The USA and North Korea have emerged from four days of nuclear crisis talks as far apart as ever, with Washington insisting Pyongyang disclose its uranium enrichment programme.

The communist North denies the existence of such a programme, the issue that triggered the crisis 20 months ago and led to three rounds of inconclusive six-nation talks in Beijing.

The third round closed with a bland agreement to meet again before the end of September and a pledge to take the first steps to resolve the crisis "as soon as possible". Working-level talks would be held in late July, Russia's envoy to the talks said on Saturday.

China's chief negotiator, Wang Yi, said the main gap was between the United States and North Korea.

"There are serious differences between the two sides over the uranium enrichment programme," Wang told a news conference after the talks closed. "We hope that this question, together with other issues, will be clarified and resolved in future talks."

The parties had agreed that a freeze of the North's nuclear activities should be a first step, he said.

According Reuters, North Korea stressed its readiness to freeze plutonium-based nuclear facilities but adamantly refused to accept the U.S. demand that it admit to having a uranium enrichment programme, used for making bombs, a diplomatic source in Beijing said.

North Korea also rejected proposals by the United States and Japan to allow International Atomic Energy Agency (IAEA) experts to inspect its nuclear facilities for verification.
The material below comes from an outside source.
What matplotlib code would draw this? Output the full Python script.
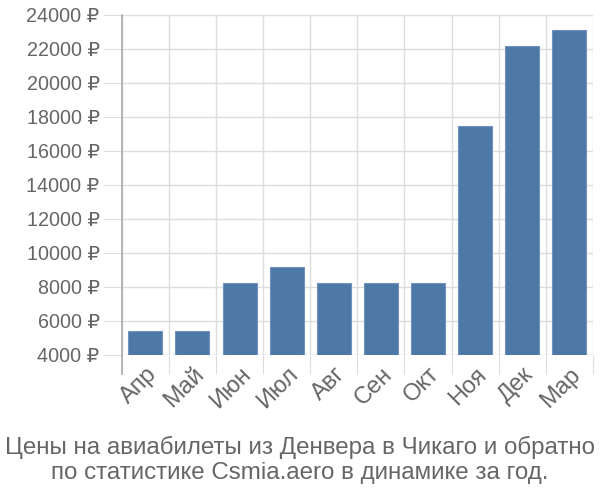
import matplotlib
matplotlib.use("Agg")
import matplotlib.pyplot as plt

months = ["Апр", "Май", "Июн", "Июл", "Авг", "Сен", "Окт", "Ноя", "Дек", "Мар"]
prices = [5400, 5400, 8220, 9180, 8220, 8220, 8220, 17470, 22200, 23130]
yticks = list(range(4000, 24001, 2000))
title = "Цены на авиабилеты из Денвера в Чикаго и обратно\nпо статистике Csmia.aero в динамике за год."

plt.rcParams['font.family'] = ['Liberation Sans', 'DejaVu Sans']

fig = plt.figure(figsize=(6, 5), dpi=100)
ax = fig.add_axes([0.203, 0.29, 0.785, 0.68])

x = list(range(len(months)))
ax.bar(x, [p - 4000 for p in prices], bottom=4000, width=0.72,
       color="#4e79a7", edgecolor="#6f93bd", linewidth=0.8, zorder=3)

ax.set_xlim(-0.5, len(months) - 0.5)
ax.set_ylim(4000, 24000)
ax.set_yticks(yticks)
ax.set_yticklabels([f"{v} ₽" for v in yticks])
ax.set_xticks([i - 0.5 for i in range(len(months) + 1)], minor=False)
ax.set_xticklabels([])
ax.set_xticks(x, minor=True)
ax.set_xticklabels(months, minor=True, rotation=45, ha="right", va="top",
                   rotation_mode="anchor")

ax.grid(True, which="major", color="#dddddd", linewidth=1, zorder=0)
ax.tick_params(axis="y", which="major", length=14, color="#dddddd",
               labelsize=14.2, labelcolor="#666666", pad=2)
ax.tick_params(axis="x", which="major", length=14, color="#dddddd")
ax.tick_params(axis="x", which="minor", length=0, labelsize=17,
               labelcolor="#666666", pad=6)
for s in ["top", "right", "bottom"]:
    ax.spines[s].set_visible(False)
ax.spines["left"].set_color("#aaaaaa")
ax.spines["left"].set_linewidth(1.2)
ax.spines["left"].set_bounds(2900, 24000)
ax.spines["left"].set_zorder(4)

fig.text(0.5, 0.08, title, ha="center", va="center", fontsize=17.4,
         color="#666666", linespacing=1.15)

fig.savefig("out.png", dpi=100)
The source said Pyongyang had demanded a "different form of inspection".

U.S. OVERTURE

North Korea pulled out of international agreements on non-proliferation and threw out IAEA inspectors just weeks after the crisis erupted in October 2002, when U.S. officials said Pyongyang had admitted to a clandestine nuclear programme.

It also reactivated its mothballed atomic plant at Yongbyon, north of Pyongyang.

The discussions in Beijing were buoyed at the outset by the first detailed U.S. proposal to end the crisis. It offered Pyongyang security guarantees and South Korean aid in return for North Korea agreeing to fully dismantle its nuclear programmes.

The U.S. overture was its first serious, detailed proposal since President George W. Bush took office and labelled the reclusive North as part of an "axis of evil" alongside Iran and pre-war Iraq.

Analysts described the talks as having made modest progress, mainly because the United States appeared more flexible.

"That both the United States and North Korea are calling the proposals 'constructive' is something," said Noriyuki Suzuki, chief analyst at Radiopress News Agency in Tokyo.

"But North Korea mainly wants to resolve things that can be seen with the eyes, like the Yongbyon plant, while the United States is more interested in things such as the North's uranium programme. So there's still a gap," Suzuki said.

Talks were overshadowed by North Korea's warning that hawks in Pyongyang might push for a nuclear test if no headway was made at the talks between the two Koreas, the United States, Japan, Russia and host China.

The North's comments about a nuclear test, made in a meeting of more than two hours on Thursday between U.S. Assistant Secretary of State James Kelly and North Korean negotiators in Beijing, resembled previous warnings, U.S. officials said.